__EXERCISE DETAILS__. Retype exactly what runs from the first line of the data to the line with "import numpy as np", keeping both of those lines and skipping pictures.

__RAW DATA__.
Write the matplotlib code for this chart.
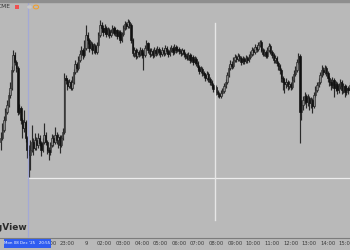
import matplotlib
matplotlib.use("Agg")
import matplotlib.pyplot as plt
from matplotlib.patches import Rectangle, Circle
import numpy as np

# 5-minute candles, first open then closes / highs / lows (price units)
first_open = 58
closes = [
    62, 70, 80, 88, 95, 105, 112, 130, 145, 138, 132, 88,
    92, 80, 72, 78, 62, 50, 45, 50, 58, 52, 60, 55,
    62, 57, 50, 58, 65, 58, 50, 48, 55, 62, 58, 65,
    60, 63, 55, 62, 68, 122, 120, 114, 118, 112, 118, 128,
    136, 132, 140, 146, 150, 145, 152, 165, 160, 152, 156, 150,
    154, 148, 155, 165, 175, 172, 168, 172, 166, 170, 165, 168,
    172, 167, 170, 164, 168, 160, 166, 172, 176, 174, 178, 175,
    160, 147, 150, 144, 148, 146, 150, 145, 145, 152, 157, 150,
    146, 149, 145, 150, 147, 151, 148, 146, 150, 147, 152, 149,
    146, 150, 152, 148, 153, 150, 151, 149, 147, 150, 146, 144,
    142, 145, 140, 143, 138, 141, 137, 133, 129, 131, 127, 125,
    122, 126, 121, 118, 115, 111, 113, 108, 106, 104, 107, 109,
    114, 118, 125, 132, 136, 134, 140, 143, 141, 144, 142, 138,
    141, 139, 142, 140, 143, 146, 150, 148, 153, 151, 155, 158,
    150, 146, 148, 144, 150, 154, 148, 145, 140, 142, 137, 134,
    130, 122, 118, 116, 118, 114, 116, 113, 120, 126, 130, 138,
    144, 88, 95, 100, 104, 98, 102, 97, 100, 94, 105, 110,
    115, 118, 125, 130, 128, 132, 127, 122, 118, 115, 120, 112,
    116, 110, 114, 118, 110, 114, 108, 112, 110, 115,
]
highs = [
    68, 77, 84, 92, 100, 108, 118, 134, 150, 148, 140, 134,
    96, 94, 82, 90, 80, 64, 55, 60, 75, 62, 67, 63,
    67, 65, 59, 62, 77, 68, 60, 53, 58, 66, 65, 73,
    68, 66, 65, 65, 72, 127, 125, 122, 121, 120, 124, 131,
    140, 138, 144, 150, 154, 152, 160, 175, 168, 162, 159, 158,
    157, 156, 158, 168, 180, 178, 175, 176, 174, 173, 172, 171,
    175, 174, 173, 171, 170, 170, 168, 175, 179, 178, 181, 180,
    177, 162, 153, 152, 151, 150, 153, 152, 148, 155, 160, 158,
    152, 152, 151, 153, 152, 154, 153, 150, 153, 152, 155, 154,
    151, 153, 155, 154, 156, 155, 154, 153, 151, 152, 151, 148,
    147, 148, 147, 146, 145, 144, 143, 139, 135, 134, 133, 129,
    127, 129, 128, 123, 120, 117, 116, 115, 110, 108, 110, 112,
    117, 121, 128, 135, 140, 139, 143, 146, 145, 147, 146, 144,
    144, 143, 145, 144, 146, 149, 153, 152, 156, 155, 158, 160,
    160, 152, 151, 150, 153, 157, 156, 150, 147, 145, 144, 139,
    136, 132, 124, 121, 122, 120, 119, 118, 124, 130, 134, 141,
    147, 146, 100, 104, 108, 106, 106, 104, 103, 102, 108, 114,
    118, 122, 128, 135, 133, 135, 134, 129, 124, 121, 123, 122,
    119, 118, 117, 121, 120, 117, 116, 115, 114, 118,
]
lows = [
    50, 60, 68, 78, 86, 93, 102, 110, 128, 135, 128, 85,
    86, 76, 62, 68, 58, 42, 23, 30, 48, 45, 50, 50,
    52, 54, 44, 48, 56, 55, 46, 40, 45, 53, 54, 56,
    56, 52, 47, 53, 60, 66, 116, 110, 112, 110, 110, 116,
    126, 128, 130, 138, 143, 141, 143, 150, 156, 148, 150, 146,
    147, 146, 146, 153, 163, 168, 164, 166, 163, 164, 162, 163,
    166, 165, 164, 161, 162, 157, 158, 164, 170, 171, 172, 172,
    157, 144, 143, 141, 142, 143, 144, 142, 130, 143, 150, 147,
    143, 144, 142, 143, 144, 145, 145, 143, 144, 144, 145, 146,
    143, 144, 148, 145, 146, 147, 148, 146, 144, 145, 143, 141,
    140, 140, 137, 138, 135, 136, 134, 130, 126, 127, 124, 122,
    119, 120, 118, 115, 112, 108, 108, 105, 103, 102, 102, 105,
    107, 112, 116, 123, 130, 131, 132, 138, 138, 139, 139, 135,
    136, 136, 137, 137, 138, 141, 144, 145, 146, 148, 149, 153,
    148, 144, 144, 142, 142, 148, 146, 142, 137, 137, 134, 130,
    126, 118, 110, 107, 112, 110, 111, 110, 111, 118, 124, 128,
    136, 57, 80, 90, 96, 92, 94, 90, 92, 87, 92, 103,
    108, 113, 116, 123, 125, 126, 124, 118, 114, 110, 112, 103,
    109, 106, 107, 111, 106, 107, 103, 105, 106, 108,
]
tick_pos = [31, 43, 55, 67, 79, 91, 103, 115, 127, 139, 151, 163, 175, 187, 199, 211, 223]
tick_labels = ["22:00", "23:00", "9", "02:00", "03:00", "04:00", "05:00", "06:00",
               "07:00", "08:00", "09:00", "10:00", "11:00", "12:00", "13:00", "14:00", "15:00"]
cursor_idx = 17.6        # Mon 08 Dec '25 20:55
hline_price = 22
vline_idx = 138.2
vline_range = (-20, 177)

BG = "#b9b9b9"
fig = plt.figure(figsize=(3.5, 2.5), dpi=100, facecolor=BG)
W, H = 350, 250
ax = fig.add_axes([0, 12 / H, 1, 236 / H])
ax.set_facecolor(BG)

n = len(closes)
x = np.arange(n)
opens = [first_open] + closes[:-1]
o = np.array(opens, float)
c = np.array(closes, float)
h = np.array(highs, float)
l = np.array(lows, float)
up = c >= o

ax.vlines(x, l, h, color="#2a2a2a", lw=0.85, zorder=2)
body_lo = np.minimum(o, c)
body_h = np.maximum(np.abs(c - o), 0.8)
ax.bar(x[up], body_h[up], bottom=body_lo[up], width=0.88, color="#8a8a8a",
       edgecolor="#262626", linewidth=0.45, zorder=3)
ax.bar(x[~up], body_h[~up], bottom=body_lo[~up], width=0.88, color="#111111",
       edgecolor="#111111", linewidth=0.45, zorder=3)

ax.set_xlim(-0.5, 225.3)
ax.set_ylim(-38, 198)

# drawings
ax.plot([cursor_idx, 225.3], [hline_price, hline_price], color="#ededed", lw=0.9, zorder=4)
ax.plot([vline_idx, vline_idx], vline_range, color="#e6e6e6", lw=1.0, zorder=4)
ax.axvline(cursor_idx, color="#a3a9d6", lw=0.9, zorder=5)

for s in ["top", "left", "right"]:
    ax.spines[s].set_visible(False)
ax.spines["bottom"].set_color("#7c7c7c")
ax.spines["bottom"].set_linewidth(0.8)
ax.set_yticks([])
ax.set_xticks(tick_pos)
ax.set_xticklabels(tick_labels, fontsize=3.8, color="#3a3a3a")
ax.tick_params(axis="x", length=0, pad=2.2)

# top border
fig.add_artist(Rectangle((0, 1 - 1.5 / H), 1, 1.5 / H, transform=fig.transFigure,
                         color="#8e8e8e", zorder=10))

# cursor time label
fig.add_artist(Rectangle((4 / W, 2 / H), 47 / W, 9.5 / H, transform=fig.transFigure,
                         facecolor="#2f5cf0", edgecolor="none", zorder=10))
fig.text(27.5 / W, 6.8 / H, "Mon 08 Dec '25   20:55", fontsize=2.9, color="white",
         ha="center", va="center", zorder=11)

# watermark
fig.text(28 / W, (H - 230) / H, "TradingView", fontsize=6.5, fontweight="bold",
         color="#2b2b2b", ha="right", va="baseline", zorder=6)

# legend items top-left
fig.text(10.5 / W, (H - 7) / H, "CME", fontsize=4.2, color="#333333", ha="right",
         va="center", zorder=6)
fig.add_artist(Rectangle((15 / W, (H - 9) / H), 4 / W, 4 / H, transform=fig.transFigure,
                         facecolor="#f05050", edgecolor="none", zorder=6))
fig.add_artist(Circle((29.5 / W, (H - 7) / H), 2.4 / W, transform=fig.transFigure,
                      facecolor="#c8c8c8", edgecolor="none", zorder=4))
fig.add_artist(Circle((36 / W, (H - 7) / H), 2.6 / W, transform=fig.transFigure,
                      facecolor="none", edgecolor="#f0a030", linewidth=0.8, zorder=6))

fig.savefig("out.png", dpi=100, facecolor=BG)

__EXERCISE RESULT__.
Write the matplotlib code for this chart.
import matplotlib
matplotlib.use("Agg")
import matplotlib.pyplot as plt
from matplotlib.patches import Rectangle, Circle
import numpy as np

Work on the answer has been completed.